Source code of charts
**********

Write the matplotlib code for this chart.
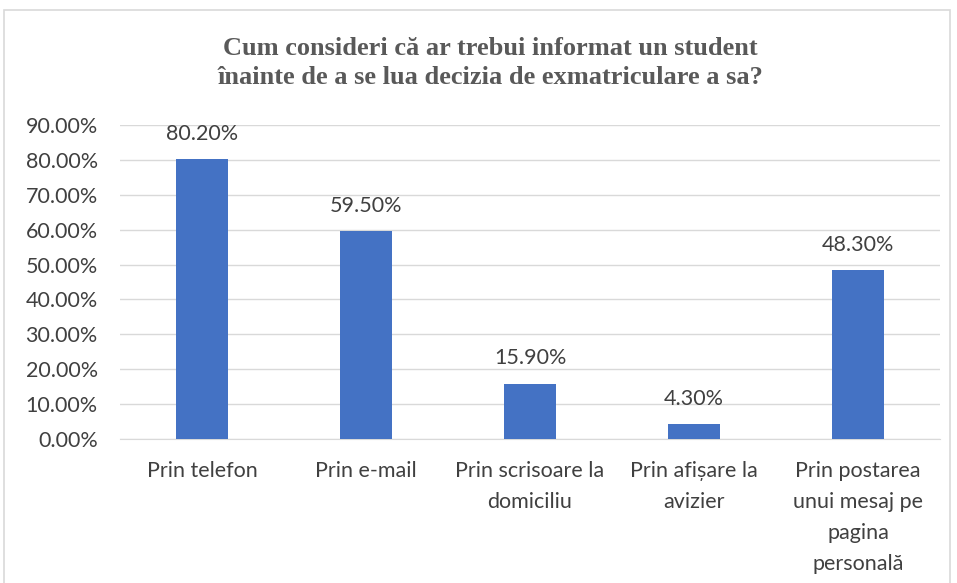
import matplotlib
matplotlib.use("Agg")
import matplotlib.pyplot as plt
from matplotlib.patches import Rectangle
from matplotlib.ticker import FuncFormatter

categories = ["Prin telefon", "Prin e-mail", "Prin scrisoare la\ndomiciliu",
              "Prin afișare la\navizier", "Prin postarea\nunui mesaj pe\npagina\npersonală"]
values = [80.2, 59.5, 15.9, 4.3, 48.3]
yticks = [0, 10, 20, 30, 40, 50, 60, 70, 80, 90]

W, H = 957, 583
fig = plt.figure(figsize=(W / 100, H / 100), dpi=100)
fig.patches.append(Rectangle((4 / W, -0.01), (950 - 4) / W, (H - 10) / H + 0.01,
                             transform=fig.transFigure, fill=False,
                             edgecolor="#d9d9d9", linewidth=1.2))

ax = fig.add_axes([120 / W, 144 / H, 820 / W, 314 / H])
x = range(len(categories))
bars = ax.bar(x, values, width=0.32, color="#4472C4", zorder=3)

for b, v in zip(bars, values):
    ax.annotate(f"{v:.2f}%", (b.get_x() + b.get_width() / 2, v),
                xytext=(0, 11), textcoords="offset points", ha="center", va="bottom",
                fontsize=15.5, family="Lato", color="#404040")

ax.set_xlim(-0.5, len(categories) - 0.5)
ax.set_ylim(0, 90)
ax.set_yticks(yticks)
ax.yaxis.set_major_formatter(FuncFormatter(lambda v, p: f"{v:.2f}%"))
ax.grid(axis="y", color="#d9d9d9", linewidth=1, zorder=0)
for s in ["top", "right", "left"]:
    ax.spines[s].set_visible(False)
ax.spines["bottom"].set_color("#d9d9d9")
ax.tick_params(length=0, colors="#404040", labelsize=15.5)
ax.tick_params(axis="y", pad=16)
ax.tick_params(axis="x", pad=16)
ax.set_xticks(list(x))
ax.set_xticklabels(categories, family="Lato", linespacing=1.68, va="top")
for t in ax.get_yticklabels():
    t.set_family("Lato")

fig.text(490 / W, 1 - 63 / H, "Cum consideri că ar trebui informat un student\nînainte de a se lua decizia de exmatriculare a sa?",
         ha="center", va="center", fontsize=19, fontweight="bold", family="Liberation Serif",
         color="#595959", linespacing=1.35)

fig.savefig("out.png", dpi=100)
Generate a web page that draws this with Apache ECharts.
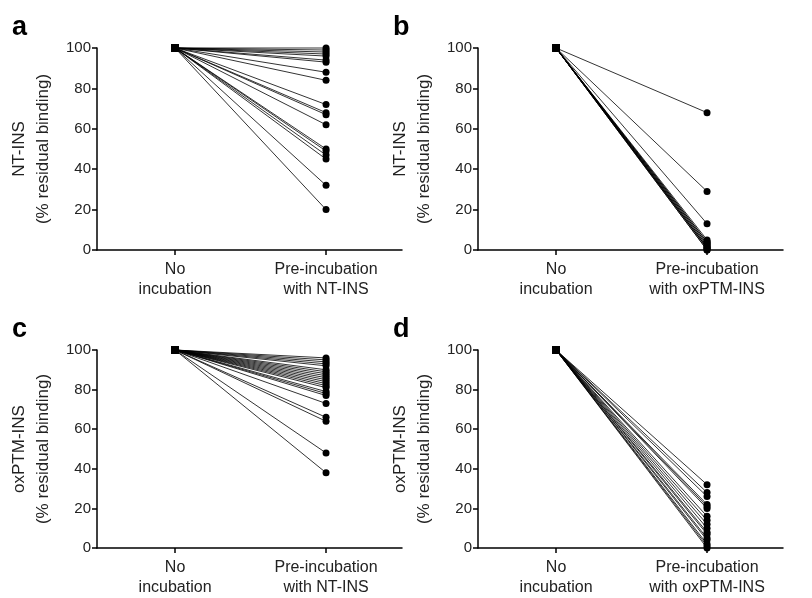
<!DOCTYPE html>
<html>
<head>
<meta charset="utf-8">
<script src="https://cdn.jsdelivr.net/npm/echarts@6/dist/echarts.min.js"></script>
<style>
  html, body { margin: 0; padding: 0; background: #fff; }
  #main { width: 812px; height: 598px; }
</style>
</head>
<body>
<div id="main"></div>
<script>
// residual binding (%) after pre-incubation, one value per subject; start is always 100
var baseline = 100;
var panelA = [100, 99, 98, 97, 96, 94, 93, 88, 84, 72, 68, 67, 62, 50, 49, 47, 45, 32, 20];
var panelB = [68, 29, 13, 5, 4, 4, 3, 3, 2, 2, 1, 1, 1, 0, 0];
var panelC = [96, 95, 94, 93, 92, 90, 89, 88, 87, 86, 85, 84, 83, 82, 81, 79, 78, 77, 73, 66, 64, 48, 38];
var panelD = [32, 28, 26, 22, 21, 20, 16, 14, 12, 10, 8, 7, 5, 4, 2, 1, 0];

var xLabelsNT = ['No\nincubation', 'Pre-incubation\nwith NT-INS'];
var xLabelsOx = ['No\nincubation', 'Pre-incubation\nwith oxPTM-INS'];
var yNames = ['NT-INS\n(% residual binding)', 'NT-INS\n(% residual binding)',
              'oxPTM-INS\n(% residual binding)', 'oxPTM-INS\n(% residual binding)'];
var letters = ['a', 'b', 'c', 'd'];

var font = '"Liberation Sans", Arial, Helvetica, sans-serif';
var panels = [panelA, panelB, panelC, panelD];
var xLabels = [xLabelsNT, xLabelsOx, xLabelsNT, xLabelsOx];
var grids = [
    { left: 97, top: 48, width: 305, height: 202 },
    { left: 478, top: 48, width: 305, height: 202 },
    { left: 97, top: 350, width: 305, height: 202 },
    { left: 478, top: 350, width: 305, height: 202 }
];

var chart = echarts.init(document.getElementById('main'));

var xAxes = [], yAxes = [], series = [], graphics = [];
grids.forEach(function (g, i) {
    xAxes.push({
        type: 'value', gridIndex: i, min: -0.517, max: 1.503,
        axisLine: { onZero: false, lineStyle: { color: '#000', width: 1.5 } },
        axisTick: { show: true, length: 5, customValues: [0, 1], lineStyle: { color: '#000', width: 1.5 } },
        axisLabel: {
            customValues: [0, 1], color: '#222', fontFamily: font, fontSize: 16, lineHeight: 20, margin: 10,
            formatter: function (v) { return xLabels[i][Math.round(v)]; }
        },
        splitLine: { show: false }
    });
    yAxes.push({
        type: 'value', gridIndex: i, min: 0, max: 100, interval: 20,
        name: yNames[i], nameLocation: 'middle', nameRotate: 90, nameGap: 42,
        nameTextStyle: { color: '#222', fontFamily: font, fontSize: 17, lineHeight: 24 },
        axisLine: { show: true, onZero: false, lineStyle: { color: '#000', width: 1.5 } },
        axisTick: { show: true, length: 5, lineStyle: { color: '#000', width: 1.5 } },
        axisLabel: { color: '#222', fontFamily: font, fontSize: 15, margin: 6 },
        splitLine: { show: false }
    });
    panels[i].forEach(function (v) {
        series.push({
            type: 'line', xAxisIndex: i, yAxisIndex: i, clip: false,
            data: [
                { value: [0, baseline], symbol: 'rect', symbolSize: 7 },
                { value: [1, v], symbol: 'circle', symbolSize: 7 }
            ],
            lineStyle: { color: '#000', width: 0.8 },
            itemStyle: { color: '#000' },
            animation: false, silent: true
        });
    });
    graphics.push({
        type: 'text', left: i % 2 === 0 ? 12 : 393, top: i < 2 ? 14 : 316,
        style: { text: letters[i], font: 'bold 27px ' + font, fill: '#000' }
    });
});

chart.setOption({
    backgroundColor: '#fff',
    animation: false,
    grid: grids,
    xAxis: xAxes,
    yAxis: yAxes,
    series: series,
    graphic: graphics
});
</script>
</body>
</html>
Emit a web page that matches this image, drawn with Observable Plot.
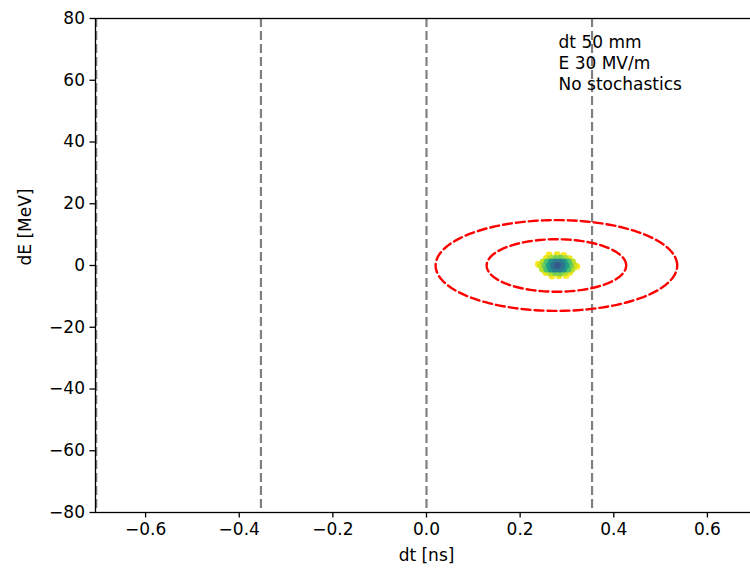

**********

# Instructions to follow:
Reproduce the material word for word, minus the images.

# Response to the exercise:
Write the matplotlib code for this chart.
import matplotlib
matplotlib.use("Agg")
import matplotlib.pyplot as plt
from matplotlib.patches import Rectangle
from matplotlib.ticker import FuncFormatter

categories = ["Prin telefon", "Prin e-mail", "Prin scrisoare la\ndomiciliu",
              "Prin afișare la\navizier", "Prin postarea\nunui mesaj pe\npagina\npersonală"]
values = [80.2, 59.5, 15.9, 4.3, 48.3]
yticks = [0, 10, 20, 30, 40, 50, 60, 70, 80, 90]

W, H = 957, 583
fig = plt.figure(figsize=(W / 100, H / 100), dpi=100)
fig.patches.append(Rectangle((4 / W, -0.01), (950 - 4) / W, (H - 10) / H + 0.01,
                             transform=fig.transFigure, fill=False,
                             edgecolor="#d9d9d9", linewidth=1.2))

ax = fig.add_axes([120 / W, 144 / H, 820 / W, 314 / H])
x = range(len(categories))
bars = ax.bar(x, values, width=0.32, color="#4472C4", zorder=3)

for b, v in zip(bars, values):
    ax.annotate(f"{v:.2f}%", (b.get_x() + b.get_width() / 2, v),
                xytext=(0, 11), textcoords="offset points", ha="center", va="bottom",
                fontsize=15.5, family="Lato", color="#404040")

ax.set_xlim(-0.5, len(categories) - 0.5)
ax.set_ylim(0, 90)
ax.set_yticks(yticks)
ax.yaxis.set_major_formatter(FuncFormatter(lambda v, p: f"{v:.2f}%"))
ax.grid(axis="y", color="#d9d9d9", linewidth=1, zorder=0)
for s in ["top", "right", "left"]:
    ax.spines[s].set_visible(False)
ax.spines["bottom"].set_color("#d9d9d9")
ax.tick_params(length=0, colors="#404040", labelsize=15.5)
ax.tick_params(axis="y", pad=16)
ax.tick_params(axis="x", pad=16)
ax.set_xticks(list(x))
ax.set_xticklabels(categories, family="Lato", linespacing=1.68, va="top")
for t in ax.get_yticklabels():
    t.set_family("Lato")

fig.text(490 / W, 1 - 63 / H, "Cum consideri că ar trebui informat un student\nînainte de a se lua decizia de exmatriculare a sa?",
         ha="center", va="center", fontsize=19, fontweight="bold", family="Liberation Serif",
         color="#595959", linespacing=1.35)

fig.savefig("out.png", dpi=100)
Generate a web page that draws this with Apache ECharts.
<!DOCTYPE html>
<html>
<head>
<meta charset="utf-8">
<script src="https://cdn.jsdelivr.net/npm/echarts@6/dist/echarts.min.js"></script>
<style>
  html, body { margin: 0; padding: 0; background: #fff; }
  #main { width: 812px; height: 598px; }
</style>
</head>
<body>
<div id="main"></div>
<script>
// residual binding (%) after pre-incubation, one value per subject; start is always 100
var baseline = 100;
var panelA = [100, 99, 98, 97, 96, 94, 93, 88, 84, 72, 68, 67, 62, 50, 49, 47, 45, 32, 20];
var panelB = [68, 29, 13, 5, 4, 4, 3, 3, 2, 2, 1, 1, 1, 0, 0];
var panelC = [96, 95, 94, 93, 92, 90, 89, 88, 87, 86, 85, 84, 83, 82, 81, 79, 78, 77, 73, 66, 64, 48, 38];
var panelD = [32, 28, 26, 22, 21, 20, 16, 14, 12, 10, 8, 7, 5, 4, 2, 1, 0];

var xLabelsNT = ['No\nincubation', 'Pre-incubation\nwith NT-INS'];
var xLabelsOx = ['No\nincubation', 'Pre-incubation\nwith oxPTM-INS'];
var yNames = ['NT-INS\n(% residual binding)', 'NT-INS\n(% residual binding)',
              'oxPTM-INS\n(% residual binding)', 'oxPTM-INS\n(% residual binding)'];
var letters = ['a', 'b', 'c', 'd'];

var font = '"Liberation Sans", Arial, Helvetica, sans-serif';
var panels = [panelA, panelB, panelC, panelD];
var xLabels = [xLabelsNT, xLabelsOx, xLabelsNT, xLabelsOx];
var grids = [
    { left: 97, top: 48, width: 305, height: 202 },
    { left: 478, top: 48, width: 305, height: 202 },
    { left: 97, top: 350, width: 305, height: 202 },
    { left: 478, top: 350, width: 305, height: 202 }
];

var chart = echarts.init(document.getElementById('main'));

var xAxes = [], yAxes = [], series = [], graphics = [];
grids.forEach(function (g, i) {
    xAxes.push({
        type: 'value', gridIndex: i, min: -0.517, max: 1.503,
        axisLine: { onZero: false, lineStyle: { color: '#000', width: 1.5 } },
        axisTick: { show: true, length: 5, customValues: [0, 1], lineStyle: { color: '#000', width: 1.5 } },
        axisLabel: {
            customValues: [0, 1], color: '#222', fontFamily: font, fontSize: 16, lineHeight: 20, margin: 10,
            formatter: function (v) { return xLabels[i][Math.round(v)]; }
        },
        splitLine: { show: false }
    });
    yAxes.push({
        type: 'value', gridIndex: i, min: 0, max: 100, interval: 20,
        name: yNames[i], nameLocation: 'middle', nameRotate: 90, nameGap: 42,
        nameTextStyle: { color: '#222', fontFamily: font, fontSize: 17, lineHeight: 24 },
        axisLine: { show: true, onZero: false, lineStyle: { color: '#000', width: 1.5 } },
        axisTick: { show: true, length: 5, lineStyle: { color: '#000', width: 1.5 } },
        axisLabel: { color: '#222', fontFamily: font, fontSize: 15, margin: 6 },
        splitLine: { show: false }
    });
    panels[i].forEach(function (v) {
        series.push({
            type: 'line', xAxisIndex: i, yAxisIndex: i, clip: false,
            data: [
                { value: [0, baseline], symbol: 'rect', symbolSize: 7 },
                { value: [1, v], symbol: 'circle', symbolSize: 7 }
            ],
            lineStyle: { color: '#000', width: 0.8 },
            itemStyle: { color: '#000' },
            animation: false, silent: true
        });
    });
    graphics.push({
        type: 'text', left: i % 2 === 0 ? 12 : 393, top: i < 2 ? 14 : 316,
        style: { text: letters[i], font: 'bold 27px ' + font, fill: '#000' }
    });
});

chart.setOption({
    backgroundColor: '#fff',
    animation: false,
    grid: grids,
    xAxis: xAxes,
    yAxis: yAxes,
    series: series,
    graphic: graphics
});
</script>
</body>
</html>
Emit a web page that matches this image, drawn with Observable Plot.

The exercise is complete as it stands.